## WRITTEN TASK
Pictures aside, quote the whole listing exactly.

## DATASET EXTRACT

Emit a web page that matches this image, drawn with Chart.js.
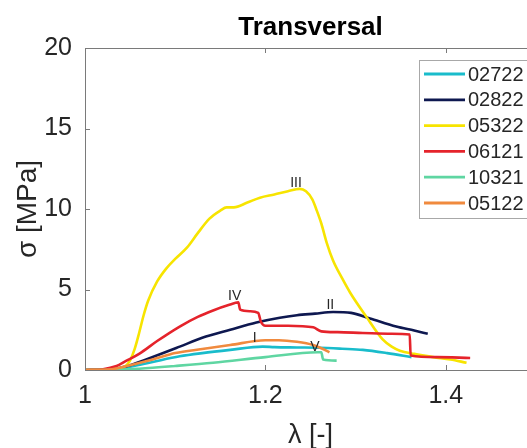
<!DOCTYPE html>
<html>
<head>
<meta charset="utf-8">
<script src="https://cdn.jsdelivr.net/npm/chart.js@4/dist/chart.umd.min.js"></script>
<style>
html,body{margin:0;padding:0;overflow:hidden;background:#fff;}
#c{display:block;}
</style>
</head>
<body>
<canvas id="c" width="545" height="448"></canvas>
<script>
// ---- data ----
const seriesNames = ['02722','02822','05322','06121','10321','05122'];
const seriesColors = ['#19bccb','#0e1850','#f7e400','#e5232b','#5fd6a2','#f08a3e'];

const lam02722 = [1.00,1.03,1.05,1.075,1.105,1.13,1.161,1.197,1.21,1.235,1.26,1.285,1.308,1.335,1.362];
const sig02722 = [0.00,0.03,0.20,0.50,0.85,1.05,1.25,1.45,1.42,1.40,1.38,1.32,1.25,1.05,0.80];

const lam02822 = [1.00,1.03,1.05,1.07,1.105,1.13,1.161,1.19,1.216,1.235,1.255,1.275,1.295,1.316,1.345,1.365,1.38];
const sig02822 = [0.00,0.05,0.30,0.70,1.45,2.00,2.50,2.95,3.25,3.40,3.50,3.60,3.55,3.20,2.70,2.45,2.25];

const lam05322 = [1.00,1.02,1.035,1.045,1.05,1.055,1.06,1.065,1.07,1.08,1.09,1.10,1.113,1.125,1.138,1.15,1.157,1.165,1.18,1.194,1.21,1.225,1.238,1.245,1.252,1.257,1.262,1.268,1.275,1.285,1.294,1.312,1.33,1.34,1.349,1.365,1.386,1.405,1.423];
const sig05322 = [0.00,0.02,0.08,0.25,0.60,1.30,2.30,3.40,4.30,5.50,6.30,6.90,7.60,8.50,9.40,9.90,10.10,10.10,10.40,10.70,10.90,11.10,11.25,11.10,10.60,9.90,9.10,7.90,6.80,5.70,4.80,3.30,1.90,1.45,1.20,1.00,0.80,0.65,0.45];

const lam06121 = [1.00,1.02,1.035,1.045,1.06,1.08,1.105,1.125,1.142,1.16,1.17,1.172,1.183,1.192,1.195,1.20,1.225,1.253,1.262,1.28,1.308,1.34,1.360,1.361,1.39,1.427];
const sig06121 = [0.00,0.05,0.25,0.55,1.00,1.80,2.70,3.30,3.70,4.05,4.20,3.75,3.65,3.55,3.00,2.75,2.75,2.65,2.40,2.35,2.30,2.25,2.20,0.90,0.80,0.75];

const lam10321 = [1.00,1.04,1.06,1.10,1.142,1.20,1.258,1.262,1.264,1.279];
const sig10321 = [0.00,0.02,0.08,0.25,0.45,0.80,1.10,1.10,0.65,0.58];

const lam05122 = [1.00,1.03,1.05,1.075,1.10,1.13,1.161,1.20,1.215,1.235,1.253,1.262,1.271];
const sig05122 = [0.00,0.05,0.30,0.65,1.05,1.30,1.55,1.85,1.85,1.75,1.55,1.35,1.10];

const seriesLam = [lam02722,lam02822,lam05322,lam06121,lam10321,lam05122];
const seriesSig = [sig02722,sig02822,sig05322,sig06121,sig10321,sig05122];

const markNames = ['I','II','III','IV','V'];
const markLam = [1.188,1.272,1.234,1.166,1.255];
const markSig = [1.95,4.0,11.6,4.6,1.43];

const xTicks = [1,1.2,1.4];
const yTicks = [0,5,10,15,20];

const titleText = 'Transversal';
const xTitle = 'λ [-]';
const yTitle = 'σ [MPa]';

// ---- chart ----
const FONT = "'Liberation Sans', Arial, sans-serif";
const TXT = '#262626';
const AXC = '#7a7a7a';

const datasets = seriesNames.map((n,i)=>({
  label:n,
  data: seriesLam[i].map((x,k)=>({x:x,y:seriesSig[i][k]})),
  borderColor: seriesColors[i],
  backgroundColor: seriesColors[i],
  borderWidth: 2.6,
  pointRadius: 0,
  showLine: true,
  tension: 0.25,
  cubicInterpolationMode: 'monotone',
  order: seriesNames.length - i
}));

const decor = {
  id:'decor',
  afterDatasetsDraw(chart){
    const ctx = chart.ctx, a = chart.chartArea;
    const xs = chart.scales.x, ys = chart.scales.y;
    ctx.save();
    // box
    ctx.strokeStyle = AXC; ctx.lineWidth = 1;
    ctx.strokeRect(Math.round(a.left)+0.5, Math.round(a.top)+0.5, Math.round(a.right-a.left), Math.round(a.bottom-a.top));
    // inside ticks
    ctx.beginPath();
    xTicks.forEach(v=>{
      const px = Math.round(xs.getPixelForValue(v))+0.5;
      ctx.moveTo(px,a.bottom); ctx.lineTo(px,a.bottom-5);
      ctx.moveTo(px,a.top); ctx.lineTo(px,a.top+5);
    });
    yTicks.forEach(v=>{
      const py = Math.round(ys.getPixelForValue(v))+0.5;
      ctx.moveTo(a.left,py); ctx.lineTo(a.left+5,py);
      ctx.moveTo(a.right,py); ctx.lineTo(a.right-5,py);
    });
    ctx.stroke();
    // mark labels
    ctx.fillStyle = TXT; ctx.font = '14px '+FONT;
    ctx.textAlign='center'; ctx.textBaseline='middle';
    markNames.forEach((m,i)=>{
      ctx.fillText(m, xs.getPixelForValue(markLam[i]), ys.getPixelForValue(markSig[i]));
    });
    // title
    ctx.fillStyle = '#000'; ctx.font = 'bold 26px '+FONT;
    ctx.fillText(titleText, (a.left+a.right)/2, 28);
    // legend
    const lx = 419, ly = 60, lw = 130, lh = 158, step = 25.8;
    ctx.fillStyle = '#fff'; ctx.fillRect(lx,ly,lw,lh);
    ctx.strokeStyle = '#a8a8a8'; ctx.lineWidth = 1;
    ctx.strokeRect(lx+0.5,ly+0.5,lw,lh);
    ctx.font = '20px '+FONT; ctx.textAlign='left'; ctx.textBaseline='middle';
    chart.data.datasets.forEach((d,i)=>{
      const y = 74 + i*step;
      ctx.strokeStyle = d.borderColor; ctx.lineWidth = 2.8;
      ctx.beginPath(); ctx.moveTo(424,y); ctx.lineTo(465,y); ctx.stroke();
      ctx.fillStyle = TXT; ctx.fillText(d.label, 468, y+1);
    });
    ctx.restore();
  }
};

new Chart(document.getElementById('c'), {
  type:'scatter',
  data:{datasets},
  options:{
    responsive:false,
    animation:false,
    layout:{padding:{top:48,right:9,left:0,bottom:0}},
    plugins:{legend:{display:false},tooltip:{enabled:false},title:{display:false}},
    scales:{
      x:{
        type:'linear', min:1, max:1.5,
        afterBuildTicks(s){ s.ticks = xTicks.map(v=>({value:v})); },
        afterFit(s){ s.height = 78; },
        grid:{display:false, drawTicks:false},
        border:{display:false},
        ticks:{color:TXT, font:{family:FONT,size:25}, padding:11, callback:v=>String(v)},
        title:{display:true, text:xTitle, color:TXT, font:{family:FONT,size:27,lineHeight:1}, padding:{top:0,bottom:-1}}
      },
      y:{
        type:'linear', min:0, max:20,
        afterBuildTicks(s){ s.ticks = yTicks.map(v=>({value:v})); },
        afterFit(s){ s.width = 85; },
        grid:{display:false, drawTicks:false},
        border:{display:false},
        ticks:{color:TXT, font:{family:FONT,size:25}, padding:13},
        title:{display:true, text:yTitle, color:TXT, font:{family:FONT,size:28,lineHeight:1}, padding:{top:14,bottom:0}}
      }
    }
  },
  plugins:[decor]
});
</script>
</body>
</html>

## SOLUTION TO THIS PROBLEM
Emit a web page that matches this image, drawn with Chart.js.
<!DOCTYPE html>
<html>
<head>
<meta charset="utf-8">
<script src="https://cdn.jsdelivr.net/npm/chart.js@4/dist/chart.umd.min.js"></script>
<style>
html,body{margin:0;padding:0;overflow:hidden;background:#fff;}
#c{display:block;}
</style>
</head>
<body>
<canvas id="c" width="545" height="448"></canvas>
<script>
// ---- data ----
const seriesNames = ['02722','02822','05322','06121','10321','05122'];
const seriesColors = ['#19bccb','#0e1850','#f7e400','#e5232b','#5fd6a2','#f08a3e'];

const lam02722 = [1.00,1.03,1.05,1.075,1.105,1.13,1.161,1.197,1.21,1.235,1.26,1.285,1.308,1.335,1.362];
const sig02722 = [0.00,0.03,0.20,0.50,0.85,1.05,1.25,1.45,1.42,1.40,1.38,1.32,1.25,1.05,0.80];

const lam02822 = [1.00,1.03,1.05,1.07,1.105,1.13,1.161,1.19,1.216,1.235,1.255,1.275,1.295,1.316,1.345,1.365,1.38];
const sig02822 = [0.00,0.05,0.30,0.70,1.45,2.00,2.50,2.95,3.25,3.40,3.50,3.60,3.55,3.20,2.70,2.45,2.25];

const lam05322 = [1.00,1.02,1.035,1.045,1.05,1.055,1.06,1.065,1.07,1.08,1.09,1.10,1.113,1.125,1.138,1.15,1.157,1.165,1.18,1.194,1.21,1.225,1.238,1.245,1.252,1.257,1.262,1.268,1.275,1.285,1.294,1.312,1.33,1.34,1.349,1.365,1.386,1.405,1.423];
const sig05322 = [0.00,0.02,0.08,0.25,0.60,1.30,2.30,3.40,4.30,5.50,6.30,6.90,7.60,8.50,9.40,9.90,10.10,10.10,10.40,10.70,10.90,11.10,11.25,11.10,10.60,9.90,9.10,7.90,6.80,5.70,4.80,3.30,1.90,1.45,1.20,1.00,0.80,0.65,0.45];

const lam06121 = [1.00,1.02,1.035,1.045,1.06,1.08,1.105,1.125,1.142,1.16,1.17,1.172,1.183,1.192,1.195,1.20,1.225,1.253,1.262,1.28,1.308,1.34,1.360,1.361,1.39,1.427];
const sig06121 = [0.00,0.05,0.25,0.55,1.00,1.80,2.70,3.30,3.70,4.05,4.20,3.75,3.65,3.55,3.00,2.75,2.75,2.65,2.40,2.35,2.30,2.25,2.20,0.90,0.80,0.75];

const lam10321 = [1.00,1.04,1.06,1.10,1.142,1.20,1.258,1.262,1.264,1.279];
const sig10321 = [0.00,0.02,0.08,0.25,0.45,0.80,1.10,1.10,0.65,0.58];

const lam05122 = [1.00,1.03,1.05,1.075,1.10,1.13,1.161,1.20,1.215,1.235,1.253,1.262,1.271];
const sig05122 = [0.00,0.05,0.30,0.65,1.05,1.30,1.55,1.85,1.85,1.75,1.55,1.35,1.10];

const seriesLam = [lam02722,lam02822,lam05322,lam06121,lam10321,lam05122];
const seriesSig = [sig02722,sig02822,sig05322,sig06121,sig10321,sig05122];

const markNames = ['I','II','III','IV','V'];
const markLam = [1.188,1.272,1.234,1.166,1.255];
const markSig = [1.95,4.0,11.6,4.6,1.43];

const xTicks = [1,1.2,1.4];
const yTicks = [0,5,10,15,20];

const titleText = 'Transversal';
const xTitle = 'λ [-]';
const yTitle = 'σ [MPa]';

// ---- chart ----
const FONT = "'Liberation Sans', Arial, sans-serif";
const TXT = '#262626';
const AXC = '#7a7a7a';

const datasets = seriesNames.map((n,i)=>({
  label:n,
  data: seriesLam[i].map((x,k)=>({x:x,y:seriesSig[i][k]})),
  borderColor: seriesColors[i],
  backgroundColor: seriesColors[i],
  borderWidth: 2.6,
  pointRadius: 0,
  showLine: true,
  tension: 0.25,
  cubicInterpolationMode: 'monotone',
  order: seriesNames.length - i
}));

const decor = {
  id:'decor',
  afterDatasetsDraw(chart){
    const ctx = chart.ctx, a = chart.chartArea;
    const xs = chart.scales.x, ys = chart.scales.y;
    ctx.save();
    // box
    ctx.strokeStyle = AXC; ctx.lineWidth = 1;
    ctx.strokeRect(Math.round(a.left)+0.5, Math.round(a.top)+0.5, Math.round(a.right-a.left), Math.round(a.bottom-a.top));
    // inside ticks
    ctx.beginPath();
    xTicks.forEach(v=>{
      const px = Math.round(xs.getPixelForValue(v))+0.5;
      ctx.moveTo(px,a.bottom); ctx.lineTo(px,a.bottom-5);
      ctx.moveTo(px,a.top); ctx.lineTo(px,a.top+5);
    });
    yTicks.forEach(v=>{
      const py = Math.round(ys.getPixelForValue(v))+0.5;
      ctx.moveTo(a.left,py); ctx.lineTo(a.left+5,py);
      ctx.moveTo(a.right,py); ctx.lineTo(a.right-5,py);
    });
    ctx.stroke();
    // mark labels
    ctx.fillStyle = TXT; ctx.font = '14px '+FONT;
    ctx.textAlign='center'; ctx.textBaseline='middle';
    markNames.forEach((m,i)=>{
      ctx.fillText(m, xs.getPixelForValue(markLam[i]), ys.getPixelForValue(markSig[i]));
    });
    // title
    ctx.fillStyle = '#000'; ctx.font = 'bold 26px '+FONT;
    ctx.fillText(titleText, (a.left+a.right)/2, 28);
    // legend
    const lx = 419, ly = 60, lw = 130, lh = 158, step = 25.8;
    ctx.fillStyle = '#fff'; ctx.fillRect(lx,ly,lw,lh);
    ctx.strokeStyle = '#a8a8a8'; ctx.lineWidth = 1;
    ctx.strokeRect(lx+0.5,ly+0.5,lw,lh);
    ctx.font = '20px '+FONT; ctx.textAlign='left'; ctx.textBaseline='middle';
    chart.data.datasets.forEach((d,i)=>{
      const y = 74 + i*step;
      ctx.strokeStyle = d.borderColor; ctx.lineWidth = 2.8;
      ctx.beginPath(); ctx.moveTo(424,y); ctx.lineTo(465,y); ctx.stroke();
      ctx.fillStyle = TXT; ctx.fillText(d.label, 468, y+1);
    });
    ctx.restore();
  }
};

new Chart(document.getElementById('c'), {
  type:'scatter',
  data:{datasets},
  options:{
    responsive:false,
    animation:false,
    layout:{padding:{top:48,right:9,left:0,bottom:0}},
    plugins:{legend:{display:false},tooltip:{enabled:false},title:{display:false}},
    scales:{
      x:{
        type:'linear', min:1, max:1.5,
        afterBuildTicks(s){ s.ticks = xTicks.map(v=>({value:v})); },
        afterFit(s){ s.height = 78; },
        grid:{display:false, drawTicks:false},
        border:{display:false},
        ticks:{color:TXT, font:{family:FONT,size:25}, padding:11, callback:v=>String(v)},
        title:{display:true, text:xTitle, color:TXT, font:{family:FONT,size:27,lineHeight:1}, padding:{top:0,bottom:-1}}
      },
      y:{
        type:'linear', min:0, max:20,
        afterBuildTicks(s){ s.ticks = yTicks.map(v=>({value:v})); },
        afterFit(s){ s.width = 85; },
        grid:{display:false, drawTicks:false},
        border:{display:false},
        ticks:{color:TXT, font:{family:FONT,size:25}, padding:13},
        title:{display:true, text:yTitle, color:TXT, font:{family:FONT,size:28,lineHeight:1}, padding:{top:14,bottom:0}}
      }
    }
  },
  plugins:[decor]
});
</script>
</body>
</html>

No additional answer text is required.